Ensuite, j’ai lancé un nouveau projet solo, Tiago Caetano, avec un premier album Eco da Baía sorti en novembre dernier, chez Yotanka, mon label actuel.
Revenir à un projet solo après l’expérience d’un groupe, ça change quoi ?
Ça m’a apporté beaucoup de responsabilités. Quand on est en groupe, on partage tout de manière assez uniforme. En solo, les musiciens se greffent à ton projet, donc il faut être à l’écoute, les respecter, tenir compte de leurs avis.
Il y a aussi toute une part administrative que je gère avec mon agent.
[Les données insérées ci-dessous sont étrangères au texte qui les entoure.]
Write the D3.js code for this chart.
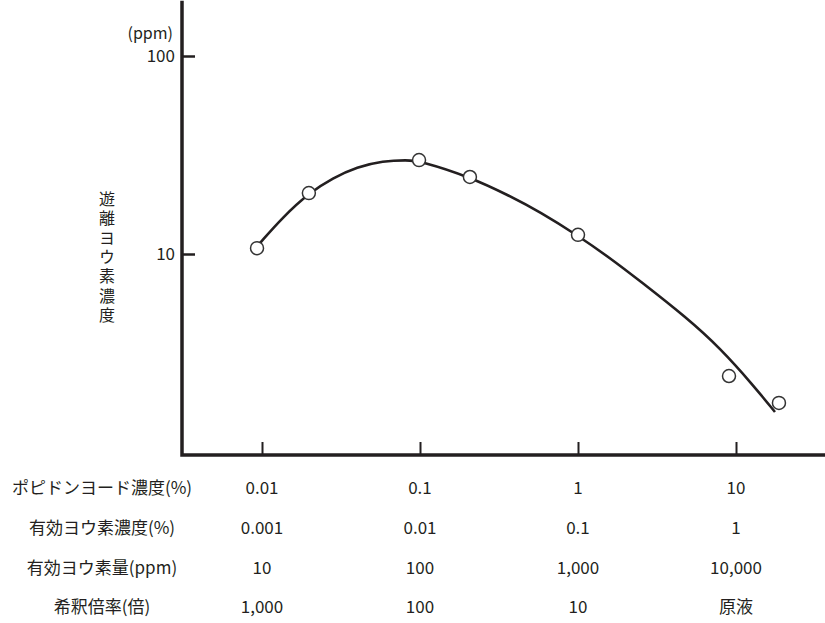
<!DOCTYPE html>
<html>
<head>
<meta charset="utf-8">
<script src="https://cdn.jsdelivr.net/npm/d3@7"></script>
<style>
  body { margin: 0; background: #fff; }
  text { font-family: "Noto Sans CJK JP", "Noto Sans", sans-serif; fill: #231f20; }
</style>
</head>
<body>
<div id="chart"></div>
<script>
// measured points (povidone-iodine % vs free iodine ppm)
var pointX = [0.0093, 0.0198, 0.0986, 0.207, 1, 9.03, 18.7];
var pointY = [10.7, 20.3, 29.8, 24.5, 12.5, 2.42, 1.77];

// fitted curve
var curveX = [0.00971, 0.01358, 0.0198, 0.02814, 0.03993, 0.05833, 0.08275, 0.1, 0.207, 0.3711, 0.5748, 0.9855, 1.594, 2.469, 4.897, 7.921, 12.81, 17.65];
var curveY = [11.36, 15.37, 20.3, 24.21, 27.51, 29.49, 29.84, 29.49, 24.5, 19.63, 16.3, 12.47, 9.546, 7.305, 4.75, 3.35, 2.18, 1.592];

var xTicks = [0.01, 0.1, 1, 10];
var yTicks = [10, 100];

// table under the x axis
var rowLabels = ["ポピドンヨード濃度(%)", "有効ヨウ素濃度(%)", "有効ヨウ素量(ppm)", "希釈倍率(倍)"];
var rowValues = [
  ["0.01", "0.1", "1", "10"],
  ["0.001", "0.01", "0.1", "1"],
  ["10", "100", "1,000", "10,000"],
  ["1,000", "100", "10", "原液"]
];

var yTitle = "遊離ヨウ素濃度";
var yUnit = "(ppm)";

var width = 825, height = 623;
var ink = "#231f20";

var svg = d3.select("#chart").append("svg")
  .attr("width", width)
  .attr("height", height);

var x = d3.scaleLog().domain([0.01, 10]).range([262, 736]);
var y = d3.scaleLog().domain([1, 100]).range([452, 56]);

var axisX = 182, axisY = 455;

// y axis ticks + labels
var yAxis = svg.append("g")
  .attr("transform", "translate(" + axisX + ",0)")
  .call(d3.axisLeft(y).tickValues(yTicks).tickSizeInner(-13).tickSizeOuter(0).tickPadding(7).tickFormat(d3.format("d")));
yAxis.select(".domain").remove();
yAxis.selectAll(".tick line").attr("stroke", ink).attr("stroke-width", 2.5);
yAxis.selectAll(".tick text").attr("font-size", 17).attr("font-family", null).attr("fill", ink);

// x axis ticks (labels are in the table)
var xAxis = svg.append("g")
  .attr("transform", "translate(0," + axisY + ")")
  .call(d3.axisBottom(x).tickValues(xTicks).tickSizeInner(-13).tickSizeOuter(0).tickFormat(""));
xAxis.select(".domain").remove();
xAxis.selectAll(".tick line").attr("stroke", ink).attr("stroke-width", 2);

// axis lines
svg.append("path")
  .attr("d", "M" + axisX + "," + y(190) + "V" + axisY + "H" + width)
  .attr("fill", "none")
  .attr("stroke", ink)
  .attr("stroke-width", 3.5);

// unit label
svg.append("text")
  .attr("x", 173).attr("y", 39)
  .attr("text-anchor", "end")
  .attr("font-size", 16)
  .text(yUnit);

// vertical title
svg.append("text")
  .attr("x", 107)
  .attr("y", 191)
  .attr("font-size", 16)
  .style("writing-mode", "vertical-rl")
  .style("letter-spacing", "3.3px")
  .text(yTitle);

// curve (smoothed through the read points)
var line = d3.line()
  .x(function(d) { return x(d[0]); })
  .y(function(d) { return y(d[1]); })
  .curve(d3.curveBasis);

svg.append("path")
  .datum(d3.zip(curveX, curveY))
  .attr("d", line)
  .attr("fill", "none")
  .attr("stroke", ink)
  .attr("stroke-width", 2.6);

// points
svg.append("g").selectAll("circle")
  .data(d3.zip(pointX, pointY))
  .join("circle")
  .attr("cx", function(d) { return x(d[0]); })
  .attr("cy", function(d) { return y(d[1]); })
  .attr("r", 6.5)
  .attr("fill", "#fff")
  .attr("stroke", "#333")
  .attr("stroke-width", 1.5);

// table
var rowY = [494, 534, 574, 613];
rowLabels.forEach(function(label, i) {
  svg.append("text")
    .attr("x", 102).attr("y", rowY[i])
    .attr("text-anchor", "middle")
    .attr("font-size", 17)
    .text(label);
  svg.append("g").selectAll("text")
    .data(rowValues[i])
    .join("text")
    .attr("x", function(d, j) { return x(xTicks[j]); })
    .attr("y", rowY[i])
    .attr("text-anchor", "middle")
    .attr("font-size", 17)
    .text(function(d) { return d; });
});
</script>
</body>
</html>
Et puis l’image : dans un groupe, tu es un parmi cinq ; en solo, il faut apprendre à poser, à exister sur scène, sur une photo et à incarner ton projet. Ce n’est pas forcément naturel pour moi, qui suis là avant tout pour faire de la musique. Mais si tu veux vraiment vivre de ce métier, il faut s’adapter.
Tu parlais d’un apprentissage progressif, presque d’un « travail de toute une vie »…
Oui, exactement. Il faut du temps pour se sentir prêt à être pleinement sur le devant de la scène. Aujourd’hui, je me sens plus ancré dans ce métier.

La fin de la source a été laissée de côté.